__LISTED ENTRIES__:

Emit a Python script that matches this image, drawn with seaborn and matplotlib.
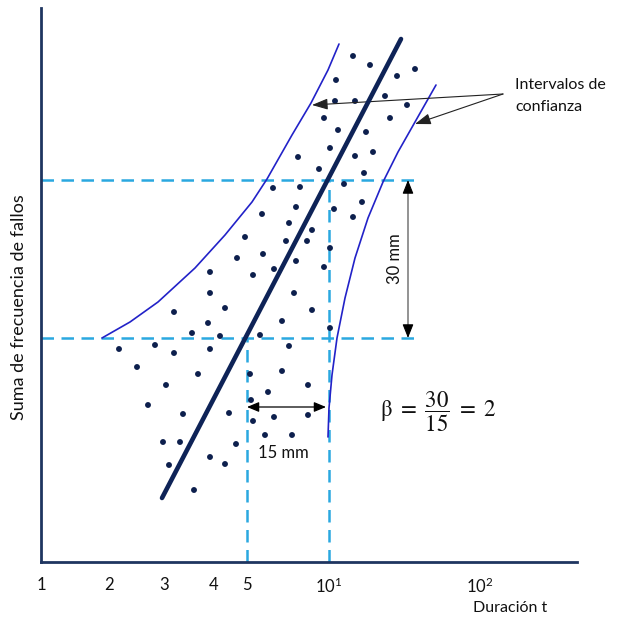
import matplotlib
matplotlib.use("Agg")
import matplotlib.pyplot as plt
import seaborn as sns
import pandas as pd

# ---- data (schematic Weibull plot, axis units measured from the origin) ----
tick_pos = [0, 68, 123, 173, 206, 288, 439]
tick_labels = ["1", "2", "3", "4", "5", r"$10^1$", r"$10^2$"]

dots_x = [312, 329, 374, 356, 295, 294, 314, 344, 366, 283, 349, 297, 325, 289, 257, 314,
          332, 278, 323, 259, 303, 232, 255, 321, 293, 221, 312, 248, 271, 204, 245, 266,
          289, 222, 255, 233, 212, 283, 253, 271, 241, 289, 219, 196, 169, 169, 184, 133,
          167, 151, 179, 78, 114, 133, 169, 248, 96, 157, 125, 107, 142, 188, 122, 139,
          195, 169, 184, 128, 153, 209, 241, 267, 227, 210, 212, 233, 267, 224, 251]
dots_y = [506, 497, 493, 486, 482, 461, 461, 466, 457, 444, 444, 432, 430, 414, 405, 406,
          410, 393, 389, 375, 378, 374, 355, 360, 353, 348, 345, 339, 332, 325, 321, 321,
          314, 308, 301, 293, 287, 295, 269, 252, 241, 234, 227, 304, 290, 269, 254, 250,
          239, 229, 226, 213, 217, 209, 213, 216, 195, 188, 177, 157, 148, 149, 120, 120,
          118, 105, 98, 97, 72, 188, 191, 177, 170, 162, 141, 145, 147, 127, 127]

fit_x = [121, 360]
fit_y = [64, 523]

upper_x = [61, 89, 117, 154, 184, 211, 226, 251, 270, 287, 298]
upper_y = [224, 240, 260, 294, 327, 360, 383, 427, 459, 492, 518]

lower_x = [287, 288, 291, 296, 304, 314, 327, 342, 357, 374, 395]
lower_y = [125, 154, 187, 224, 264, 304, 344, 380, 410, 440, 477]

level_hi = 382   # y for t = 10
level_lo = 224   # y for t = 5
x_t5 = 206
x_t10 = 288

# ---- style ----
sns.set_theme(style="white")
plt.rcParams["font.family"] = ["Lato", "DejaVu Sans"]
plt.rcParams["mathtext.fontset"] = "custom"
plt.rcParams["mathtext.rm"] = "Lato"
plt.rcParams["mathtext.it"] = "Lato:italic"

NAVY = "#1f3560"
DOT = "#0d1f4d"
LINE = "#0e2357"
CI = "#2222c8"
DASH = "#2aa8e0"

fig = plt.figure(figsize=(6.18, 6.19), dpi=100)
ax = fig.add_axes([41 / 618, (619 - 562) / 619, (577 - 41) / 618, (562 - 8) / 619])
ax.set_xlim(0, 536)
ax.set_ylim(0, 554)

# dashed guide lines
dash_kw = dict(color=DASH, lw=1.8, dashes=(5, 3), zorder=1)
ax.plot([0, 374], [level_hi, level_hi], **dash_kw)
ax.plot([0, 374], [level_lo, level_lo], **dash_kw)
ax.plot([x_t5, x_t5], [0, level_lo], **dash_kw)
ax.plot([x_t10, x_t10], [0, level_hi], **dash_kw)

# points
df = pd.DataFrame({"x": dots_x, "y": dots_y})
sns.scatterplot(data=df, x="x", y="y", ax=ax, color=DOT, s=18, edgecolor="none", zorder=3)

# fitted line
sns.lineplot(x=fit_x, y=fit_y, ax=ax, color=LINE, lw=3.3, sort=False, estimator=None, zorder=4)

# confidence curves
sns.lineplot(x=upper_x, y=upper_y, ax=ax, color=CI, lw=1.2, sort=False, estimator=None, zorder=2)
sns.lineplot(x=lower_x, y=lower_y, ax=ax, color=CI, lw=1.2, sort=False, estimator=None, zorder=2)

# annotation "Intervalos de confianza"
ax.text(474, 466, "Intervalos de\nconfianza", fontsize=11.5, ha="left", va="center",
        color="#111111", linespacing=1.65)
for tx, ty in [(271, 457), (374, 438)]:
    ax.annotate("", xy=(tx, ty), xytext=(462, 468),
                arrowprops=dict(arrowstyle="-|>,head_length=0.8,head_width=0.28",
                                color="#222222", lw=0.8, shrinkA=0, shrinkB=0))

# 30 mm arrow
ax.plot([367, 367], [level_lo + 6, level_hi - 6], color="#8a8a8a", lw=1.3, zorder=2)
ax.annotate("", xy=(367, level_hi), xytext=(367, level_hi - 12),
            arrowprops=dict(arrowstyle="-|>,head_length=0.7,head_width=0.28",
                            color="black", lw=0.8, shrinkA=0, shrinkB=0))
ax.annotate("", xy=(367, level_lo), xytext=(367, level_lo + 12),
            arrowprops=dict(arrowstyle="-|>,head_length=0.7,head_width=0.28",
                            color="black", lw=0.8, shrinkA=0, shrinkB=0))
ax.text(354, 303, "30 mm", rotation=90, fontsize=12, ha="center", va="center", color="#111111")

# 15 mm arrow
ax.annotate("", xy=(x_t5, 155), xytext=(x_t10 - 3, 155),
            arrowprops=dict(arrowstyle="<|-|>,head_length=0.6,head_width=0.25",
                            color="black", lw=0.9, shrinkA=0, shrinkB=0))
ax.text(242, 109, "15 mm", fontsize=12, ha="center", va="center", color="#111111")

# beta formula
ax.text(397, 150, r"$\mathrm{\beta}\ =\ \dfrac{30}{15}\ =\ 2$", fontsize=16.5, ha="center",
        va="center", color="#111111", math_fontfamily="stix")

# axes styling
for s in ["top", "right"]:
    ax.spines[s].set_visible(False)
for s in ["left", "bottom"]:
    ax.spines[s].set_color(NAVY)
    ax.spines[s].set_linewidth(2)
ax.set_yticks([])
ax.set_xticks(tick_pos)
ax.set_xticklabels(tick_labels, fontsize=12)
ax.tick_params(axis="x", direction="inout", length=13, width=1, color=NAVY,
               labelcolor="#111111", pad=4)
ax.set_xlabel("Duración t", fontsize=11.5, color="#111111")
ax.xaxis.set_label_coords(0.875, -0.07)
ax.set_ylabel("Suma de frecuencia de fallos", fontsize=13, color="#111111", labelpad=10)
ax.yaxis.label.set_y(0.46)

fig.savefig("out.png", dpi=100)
* * *
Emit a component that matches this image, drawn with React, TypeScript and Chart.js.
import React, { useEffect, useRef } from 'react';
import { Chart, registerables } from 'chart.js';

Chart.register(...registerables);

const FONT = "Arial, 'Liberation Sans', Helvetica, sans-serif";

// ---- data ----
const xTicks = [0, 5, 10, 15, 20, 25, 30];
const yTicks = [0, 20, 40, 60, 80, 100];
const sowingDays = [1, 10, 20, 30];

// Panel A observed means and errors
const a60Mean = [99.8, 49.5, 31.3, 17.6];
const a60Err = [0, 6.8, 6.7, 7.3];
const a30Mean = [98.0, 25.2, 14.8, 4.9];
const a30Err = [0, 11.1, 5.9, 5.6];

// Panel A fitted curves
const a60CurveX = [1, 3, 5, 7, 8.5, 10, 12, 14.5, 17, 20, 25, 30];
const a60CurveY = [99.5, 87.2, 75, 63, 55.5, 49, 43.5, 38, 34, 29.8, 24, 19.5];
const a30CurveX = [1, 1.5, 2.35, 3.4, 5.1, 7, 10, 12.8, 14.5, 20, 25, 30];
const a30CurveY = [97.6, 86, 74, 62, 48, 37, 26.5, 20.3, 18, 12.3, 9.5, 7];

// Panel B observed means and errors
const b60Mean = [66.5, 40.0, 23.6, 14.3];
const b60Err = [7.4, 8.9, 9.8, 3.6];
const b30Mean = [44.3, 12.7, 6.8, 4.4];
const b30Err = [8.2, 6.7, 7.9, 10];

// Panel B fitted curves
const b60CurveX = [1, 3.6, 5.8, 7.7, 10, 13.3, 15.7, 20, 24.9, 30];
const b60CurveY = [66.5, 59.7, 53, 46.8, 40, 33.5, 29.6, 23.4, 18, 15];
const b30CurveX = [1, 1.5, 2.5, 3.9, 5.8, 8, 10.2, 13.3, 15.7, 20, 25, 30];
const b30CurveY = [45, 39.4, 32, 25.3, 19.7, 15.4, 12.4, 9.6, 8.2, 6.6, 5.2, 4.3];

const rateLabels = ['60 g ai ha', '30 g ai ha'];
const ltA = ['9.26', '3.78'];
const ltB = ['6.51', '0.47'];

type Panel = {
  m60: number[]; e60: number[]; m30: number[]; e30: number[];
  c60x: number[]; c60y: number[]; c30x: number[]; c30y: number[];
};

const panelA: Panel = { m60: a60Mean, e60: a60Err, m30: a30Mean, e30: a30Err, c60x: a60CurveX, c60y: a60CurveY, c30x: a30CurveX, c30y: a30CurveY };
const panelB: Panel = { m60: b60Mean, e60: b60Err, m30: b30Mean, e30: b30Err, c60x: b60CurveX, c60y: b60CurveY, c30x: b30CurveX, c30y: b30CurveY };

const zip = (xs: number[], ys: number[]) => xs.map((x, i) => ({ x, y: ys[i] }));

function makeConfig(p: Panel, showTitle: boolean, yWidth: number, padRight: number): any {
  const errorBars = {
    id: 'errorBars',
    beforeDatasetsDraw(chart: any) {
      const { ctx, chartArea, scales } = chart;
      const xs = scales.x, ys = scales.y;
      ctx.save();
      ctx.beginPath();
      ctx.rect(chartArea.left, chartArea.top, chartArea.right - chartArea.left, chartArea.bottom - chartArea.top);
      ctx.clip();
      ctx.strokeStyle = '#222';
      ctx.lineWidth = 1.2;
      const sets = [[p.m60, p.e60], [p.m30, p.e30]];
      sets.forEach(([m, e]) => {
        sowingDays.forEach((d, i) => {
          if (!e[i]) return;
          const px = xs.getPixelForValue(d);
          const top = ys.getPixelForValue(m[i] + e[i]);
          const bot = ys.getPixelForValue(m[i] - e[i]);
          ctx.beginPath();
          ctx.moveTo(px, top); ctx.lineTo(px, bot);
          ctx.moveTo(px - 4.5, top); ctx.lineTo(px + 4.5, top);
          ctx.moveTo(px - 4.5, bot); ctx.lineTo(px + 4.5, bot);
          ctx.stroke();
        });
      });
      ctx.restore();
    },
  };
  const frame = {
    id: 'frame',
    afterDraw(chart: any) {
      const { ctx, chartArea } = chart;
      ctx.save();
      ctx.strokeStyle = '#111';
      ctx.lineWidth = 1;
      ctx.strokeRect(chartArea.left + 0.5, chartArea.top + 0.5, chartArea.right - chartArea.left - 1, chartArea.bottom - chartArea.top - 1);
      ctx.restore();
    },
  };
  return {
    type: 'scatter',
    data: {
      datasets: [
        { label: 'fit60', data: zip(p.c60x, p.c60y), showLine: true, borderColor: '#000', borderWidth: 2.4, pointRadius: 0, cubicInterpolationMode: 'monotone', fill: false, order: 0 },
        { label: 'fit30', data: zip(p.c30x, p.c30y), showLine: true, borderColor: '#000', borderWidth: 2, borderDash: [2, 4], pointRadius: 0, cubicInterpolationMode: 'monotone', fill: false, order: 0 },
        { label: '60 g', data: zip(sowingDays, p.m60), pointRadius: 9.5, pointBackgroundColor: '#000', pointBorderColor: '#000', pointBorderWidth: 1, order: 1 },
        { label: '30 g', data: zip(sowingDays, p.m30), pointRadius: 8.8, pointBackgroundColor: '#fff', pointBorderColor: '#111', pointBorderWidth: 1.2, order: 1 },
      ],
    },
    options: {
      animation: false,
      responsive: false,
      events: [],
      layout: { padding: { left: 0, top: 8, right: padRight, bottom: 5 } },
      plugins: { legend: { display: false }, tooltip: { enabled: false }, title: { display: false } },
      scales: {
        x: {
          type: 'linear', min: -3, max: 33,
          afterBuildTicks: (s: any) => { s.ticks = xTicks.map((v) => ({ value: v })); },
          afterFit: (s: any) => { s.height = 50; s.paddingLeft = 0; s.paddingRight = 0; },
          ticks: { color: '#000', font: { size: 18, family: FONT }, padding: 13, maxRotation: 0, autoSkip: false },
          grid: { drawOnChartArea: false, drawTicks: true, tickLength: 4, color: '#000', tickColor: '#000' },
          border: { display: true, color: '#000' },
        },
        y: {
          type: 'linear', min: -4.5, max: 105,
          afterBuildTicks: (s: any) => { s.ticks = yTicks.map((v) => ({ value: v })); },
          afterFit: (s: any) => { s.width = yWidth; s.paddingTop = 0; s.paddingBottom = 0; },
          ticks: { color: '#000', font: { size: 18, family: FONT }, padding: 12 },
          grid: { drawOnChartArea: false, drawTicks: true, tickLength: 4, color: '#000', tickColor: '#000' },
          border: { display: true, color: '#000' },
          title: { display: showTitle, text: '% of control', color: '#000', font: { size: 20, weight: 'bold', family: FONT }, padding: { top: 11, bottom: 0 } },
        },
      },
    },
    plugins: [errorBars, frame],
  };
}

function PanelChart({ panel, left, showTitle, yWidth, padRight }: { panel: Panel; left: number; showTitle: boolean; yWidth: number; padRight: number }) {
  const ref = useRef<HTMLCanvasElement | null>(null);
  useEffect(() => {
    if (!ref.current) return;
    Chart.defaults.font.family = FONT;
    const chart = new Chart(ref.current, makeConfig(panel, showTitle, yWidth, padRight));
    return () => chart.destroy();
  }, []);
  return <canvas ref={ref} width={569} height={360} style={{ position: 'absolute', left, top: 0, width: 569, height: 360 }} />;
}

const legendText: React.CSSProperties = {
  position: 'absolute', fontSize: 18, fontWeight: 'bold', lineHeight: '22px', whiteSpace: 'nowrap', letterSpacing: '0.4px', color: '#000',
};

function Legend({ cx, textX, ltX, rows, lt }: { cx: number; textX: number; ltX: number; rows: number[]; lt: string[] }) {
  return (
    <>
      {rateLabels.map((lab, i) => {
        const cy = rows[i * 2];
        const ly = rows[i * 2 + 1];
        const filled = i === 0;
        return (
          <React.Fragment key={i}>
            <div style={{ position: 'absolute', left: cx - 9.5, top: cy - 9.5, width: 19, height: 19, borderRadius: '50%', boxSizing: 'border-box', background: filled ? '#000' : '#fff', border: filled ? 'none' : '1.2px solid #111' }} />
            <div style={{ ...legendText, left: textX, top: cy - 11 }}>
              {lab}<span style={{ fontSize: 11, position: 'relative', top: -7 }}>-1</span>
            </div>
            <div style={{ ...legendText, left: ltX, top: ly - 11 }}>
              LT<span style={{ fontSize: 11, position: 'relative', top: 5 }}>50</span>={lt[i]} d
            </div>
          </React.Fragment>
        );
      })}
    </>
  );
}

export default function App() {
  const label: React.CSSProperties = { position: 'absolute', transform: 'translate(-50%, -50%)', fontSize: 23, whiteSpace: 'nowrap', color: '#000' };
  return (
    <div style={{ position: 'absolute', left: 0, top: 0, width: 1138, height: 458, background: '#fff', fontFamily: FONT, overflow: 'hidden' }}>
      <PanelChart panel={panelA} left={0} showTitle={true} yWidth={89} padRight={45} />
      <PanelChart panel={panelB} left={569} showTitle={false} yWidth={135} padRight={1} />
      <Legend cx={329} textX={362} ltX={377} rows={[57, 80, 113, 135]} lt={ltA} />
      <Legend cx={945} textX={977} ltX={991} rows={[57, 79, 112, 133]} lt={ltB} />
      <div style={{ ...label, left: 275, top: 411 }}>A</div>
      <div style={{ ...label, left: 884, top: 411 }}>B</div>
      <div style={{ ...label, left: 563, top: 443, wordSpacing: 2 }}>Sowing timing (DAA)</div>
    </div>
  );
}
==
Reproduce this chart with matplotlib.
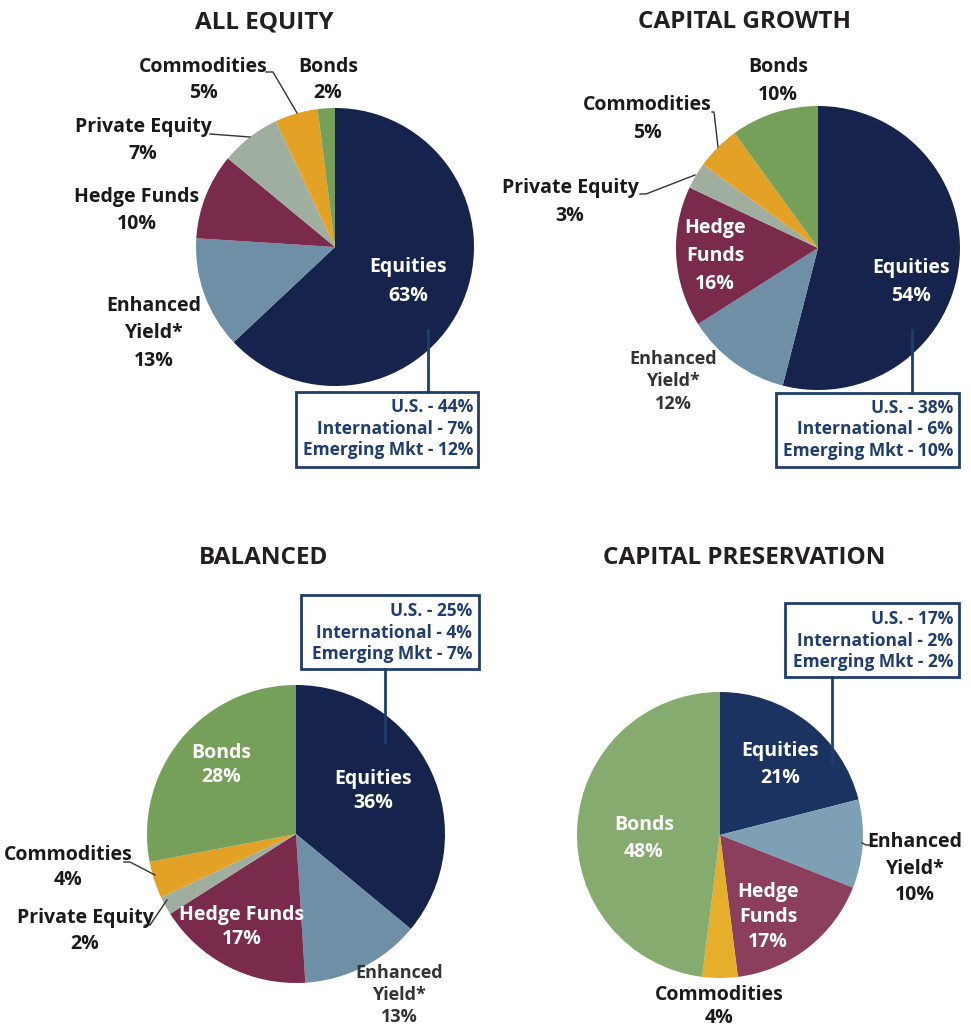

__SHORT EXERCISE__:
Pick out every line of the listing containing the word "drawn", and show those lines.

__SOLUTION__:
Emit a Python script that matches this image, drawn with seaborn and matplotlib.
Emit a component that matches this image, drawn with React, TypeScript and Chart.js.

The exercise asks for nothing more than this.